Add Restate architecture documentation

This fixes #92.
restatedev · Aug 7, 2023 · 06f326f · 06f326f
1 parent b2c4f41
commit 06f326f
Show file tree

Hide file tree

Showing 4 changed files with 54 additions and 3 deletions.
diff --git a/docs/restate/architecture.md b/docs/restate/architecture.md
@@ -1,7 +1,58 @@
 ---
 sidebar_position: 1
-description: "A deep-dive in the internals of Restate."
-draft: true
+description: "A deep-dive into the internals of Restate."
 ---
 
-# Architecture
+# Architecture
+
+In order to provide the building blocks of consistent state, reliable messaging and durable execution for applications, Restate itself needs to be highly scalable, consistent and fault-tolerant with high availability.
+
+The runtime is split into the control plane consisting of *Metas* and the data plane consisting of *Workers*.
+
+The *Metas* are responsible for managing the service meta information and coordinating the *Workers*.
+
+The *Workers* are responsible for invoking services, storing their journal and service state as well as maintaining processing order.
+*Workers* also expose a *SQL* interface to query the runtime's internal state.
+
+Services run on *Service Endpoints* which can be deployed independently of the runtime.
+
+![High level architecture](/img/restate-architecture.png)
+
+## Scalability
+
+Restate is highly scalable because it shards the space of service invocations into partitions which are processed each by a dedicated *Partition processor*.
+Each *Worker* runs a set of these *Partition processors*.
+In order to react to changing workloads, the partitions can be merged and split dynamically.
+
+![Sharding of service invocation space](/img/sharding.png)
+
+:::note
+Dynamic partitioning is still under development.
+:::
+
+## Consistency and fault-tolerance
+
+Consistency and fault-tolerance is achieved by replicating the *Partition processors* via [Raft](https://raft.github.io/).
+All commands for a partition go through the Raft log, which ensures that all partition processor replicas stay consistent and can be recovered in case of failures.
+
+Each partition is governed by their own Raft group.
+A *Worker* runs multiple *Partition processors* belonging to different Raft groups which operate independently.
+Such an architecture is known as [Multi-Raft](https://tikv.org/deep-dive/scalability/multi-raft/).
+
+![Multi-Raft](/img/multi-raft-docs.png)
+
+:::note
+Currently, Restate runs as a single process.
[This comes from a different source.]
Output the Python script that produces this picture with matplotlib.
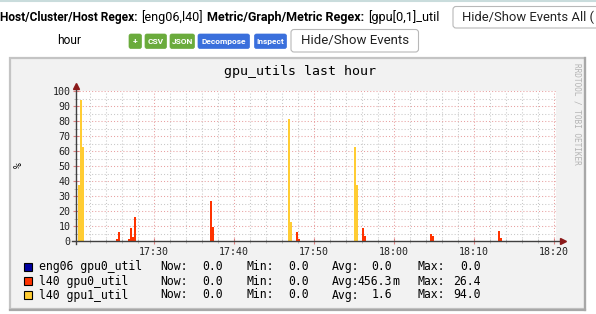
import matplotlib
matplotlib.use('Agg')
import matplotlib.pyplot as plt
from matplotlib.patches import Rectangle, FancyBboxPatch

# nonzero 15 s samples, everything else is 0
red_times = ['17:25:15', '17:25:30', '17:26:45', '17:27:00', '17:27:15', '17:27:30',
             '17:37:00', '17:37:15', '17:47:45', '17:48:00', '17:56:00', '17:56:15',
             '18:04:30', '18:04:45', '18:13:00', '18:13:15']
red_vals = [1.3, 6.0, 1.3, 8.7, 2.7, 16.0, 26.4, 9.6, 6.0, 1.3, 8.7, 3.3, 4.7, 3.5, 6.7, 1.8]
yellow_times = ['17:20:30', '17:20:45', '17:21:00', '17:46:45', '17:47:00', '17:55:00', '17:55:15']
yellow_vals = [37.3, 94.0, 62.7, 81.3, 12.7, 62.7, 37.3]

series_names = ['eng06 gpu0_util', 'l40 gpu0_util', 'l40 gpu1_util']
series_colors = ['#0000a0', '#ff3300', '#ffcc33']
now_vals = ['0.0', '0.0', '0.0']
min_vals = ['0.0', '0.0', '0.0']
avg_vals = ['0.0', '456.3m', '1.6']
max_vals = ['0.0', '26.4', '94.0']

tick_labels = ['17:30', '17:40', '17:50', '18:00', '18:10', '18:20']
y_ticks = [0, 10, 20, 30, 40, 50, 60, 70, 80, 90, 100]

start, end = '17:20:15', '18:20:15'
step = 0.25  # minutes


def mins(t):
    # minutes since 17:00
    p = [int(v) for v in t.split(':')]
    return (p[0] - 17) * 60 + p[1] + (p[2] if len(p) > 2 else 0) / 60


mono = 'DejaVu Sans Mono'
html = 'Roboto'
W, H = 596, 314
fig = plt.figure(figsize=(W / 100, H / 100), dpi=100)
renderer = fig.canvas.get_renderer()

# page / panel layer in pixel coordinates
bg = fig.add_axes([0, 0, 1, 1], zorder=0)
bg.set_xlim(0, W)
bg.set_ylim(H, 0)
bg.axis('off')


def fit_text(x, y, s, width, size=9, **kw):
    # html text: scale the font so the string spans the width seen in the screenshot
    t = bg.text(x, y, s, fontsize=size, va='center', **kw)
    w = t.get_window_extent(renderer).width
    t.set_fontsize(size * width / w)
    return t


bg.plot([0, W], [0.8, 0.8], color='#c9dcdc', lw=1.5)

# header line
fit_text(0, 17, 'Host/Cluster/Host Regex:', 137, fontweight='bold', family=html)
fit_text(141, 17, '[eng06,l40]', 62, family=html)
fit_text(207, 17, 'Metric/Graph/Metric Regex:', 157, fontweight='bold', family=html)
fit_text(368, 17, '[gpu[0,1]_util', 72, family=html)

bg.add_patch(FancyBboxPatch((453, 6.5), 160, 21.5, boxstyle='round,pad=0,rounding_size=3',
                            fc='white', ec='#b8b8b8', lw=0.8))
fit_text(462, 17.5, 'Hide/Show Events All (', 132, family=html, color='#222222')

fit_text(57, 40, 'hour', 24, family=html)
buttons = [('+', 129, 141.5, '#6aab3c'), ('CSV', 145, 166.5, '#6aab3c'), ('JSON', 170, 194.5, '#6aab3c'),
           ('Decompose', 198, 249.5, '#3a6fdc'), ('Inspect', 254.5, 286.5, '#3a6fdc')]
for txt, x0, x1, c in buttons:
    bg.add_patch(FancyBboxPatch((x0, 34), x1 - x0, 14.5, boxstyle='round,pad=0,rounding_size=2',
                                fc=c, ec=c, lw=0.5))
    bg.text((x0 + x1) / 2, 41.5, txt, fontsize=6.0, fontweight='bold', family=html,
            color='white', ha='center', va='center')
bg.add_patch(FancyBboxPatch((291, 29.5), 127.5, 22.5, boxstyle='round,pad=0,rounding_size=3',
                            fc='white', ec='#b8b8b8', lw=0.8))
fit_text(301, 40.5, 'Hide/Show Events', 108, family=html, color='#222222')

# rrd image panel
bg.add_patch(Rectangle((10, 58), 575, 251, fc='#f2f2f2', ec='#c4c4c4', lw=1.6))
bg.plot([10, 585], [309.5, 309.5], color='#a8a8a8', lw=1.6)
bg.plot([584.5, 584.5], [58, 310], color='#a8a8a8', lw=1.6)

bg.text(300, 71, 'gpu_utils last hour', fontsize=9.5, family=mono, ha='center', va='center')
bg.text(19, 165, '%', fontsize=7, family=mono, rotation=90, ha='center', va='center')
bg.text(577, 63, 'RRDTOOL / TOBI OETIKER', fontsize=5.6, family=mono, rotation=270,
        ha='center', va='top', color='#b4b4b4')

# legend block
rows_y = [266.7, 281.3, 295.0]
for i, yc in enumerate(rows_y):
    bg.add_patch(Rectangle((24, yc - 4), 8, 8, fc=series_colors[i], ec='black', lw=0.8))
    kw = dict(fontsize=8.3, family=mono, va='center')
    bg.text(39, yc, series_names[i], **kw)
    bg.text(160, yc, 'Now:', **kw)
    bg.text(223, yc, now_vals[i], ha='right', **kw)
    bg.text(246.5, yc, 'Min:', **kw)
    bg.text(309, yc, min_vals[i], ha='right', **kw)
    bg.text(332, yc, 'Avg:', **kw)
    a = avg_vals[i]
    if a.endswith('m'):
        bg.text(392, yc, a[:-1], ha='right', **kw)
        bg.text(392, yc, 'm', ha='left', **kw)
    else:
        bg.text(392, yc, a, ha='right', **kw)
    bg.text(418, yc, 'Max:', **kw)
    bg.text(481, yc, max_vals[i], ha='right', **kw)

# graph area
ax = fig.add_axes([76 / W, (H - 241) / H, 480 / W, 150 / H], zorder=1)
ax.set_facecolor('white')
ax.bar([mins(t) for t in red_times], red_vals, width=step, align='edge',
       color=series_colors[1], lw=0, zorder=3)
ax.bar([mins(t) for t in yellow_times], yellow_vals, width=step, align='edge',
       color=series_colors[2], lw=0, zorder=3)

ax.set_xlim(mins(start), mins(end))
ax.set_ylim(0, 100)
ax.set_xticks([mins(t) for t in tick_labels])
ax.set_xticklabels(tick_labels)
ax.set_xticks([m for m in range(22, 81, 2) if m % 10], minor=True)
ax.set_yticks(y_ticks)
ax.set_yticks([v + 5 for v in y_ticks[:-1]], minor=True)
for lbl in ax.get_xticklabels() + ax.get_yticklabels():
    lbl.set_family(mono)
    lbl.set_fontsize(7.2)
    lbl.set_color('#222222')

ax.grid(True, which='major', color='#e8a0a0', ls=(0, (1, 2)), lw=0.75)
ax.grid(True, which='minor', color='#c8c8c8', ls=(0, (1, 2)), lw=0.75)
ax.tick_params(which='major', direction='inout', length=4, color='#e08080', pad=2)
ax.tick_params(which='minor', direction='inout', length=3, color='#b0b0b0')
for s in ax.spines.values():
    s.set_visible(False)

# axis lines with arrow heads
ax.plot([-0.008, 1.012], [0, 0], transform=ax.transAxes, color='#404040', lw=1, clip_on=False, zorder=4)
ax.plot([0, 0], [-0.02, 1.03], transform=ax.transAxes, color='#404040', lw=1, clip_on=False, zorder=4)
ax.plot([0], [1.035], transform=ax.transAxes, marker='^', ms=4, color='#8b1a1a', clip_on=False, zorder=5)
ax.plot([1.014], [0], transform=ax.transAxes, marker='>', ms=4, color='#8b1a1a', clip_on=False, zorder=5)

fig.savefig('out.png', dpi=100)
The distributed implementation is still under development.
+:::
+
+## State storage
+
+The Raft and *Partition processor* state is stored by the *Workers* in [RocksDB](https://github.com/facebook/rocksdb).
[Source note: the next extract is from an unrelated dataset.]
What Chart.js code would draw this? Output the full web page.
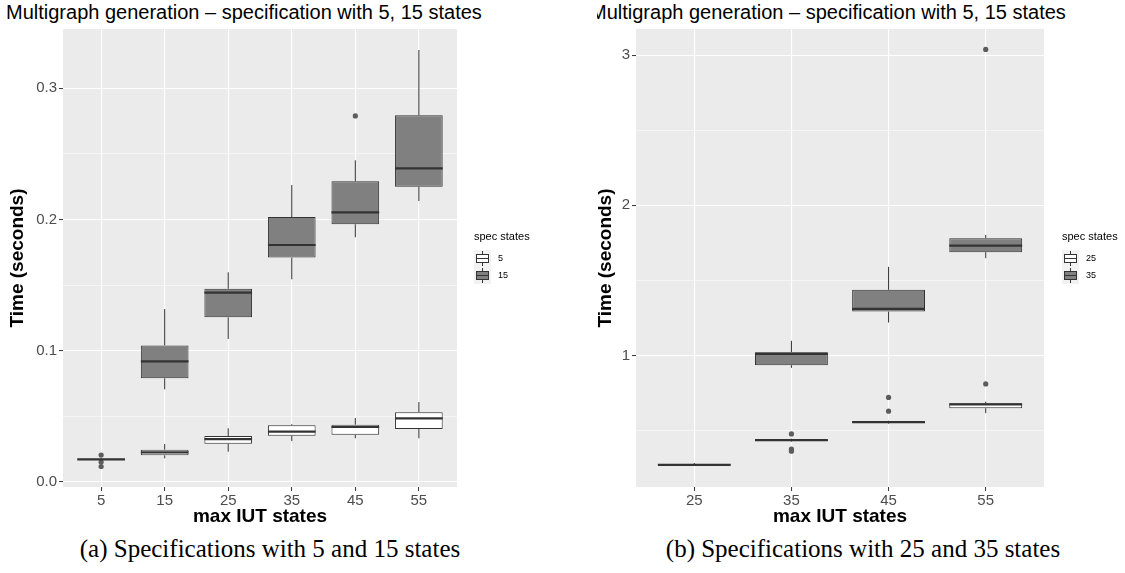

+Using RocksDB allows for graceful spilling to disk and comparatively fast writes.
+Moreover, it supports asynchronous checkpointing which is required to truncate the Raft log.
+
+## State queries
+
+Restate makes its internal state accessible via a SQL interface.
+Any client that supports the PostgreSQL wire protocol can be used to issue queries.
+Internally, the SQL queries are executed using [DataFusion](https://github.com/apache/arrow-datafusion).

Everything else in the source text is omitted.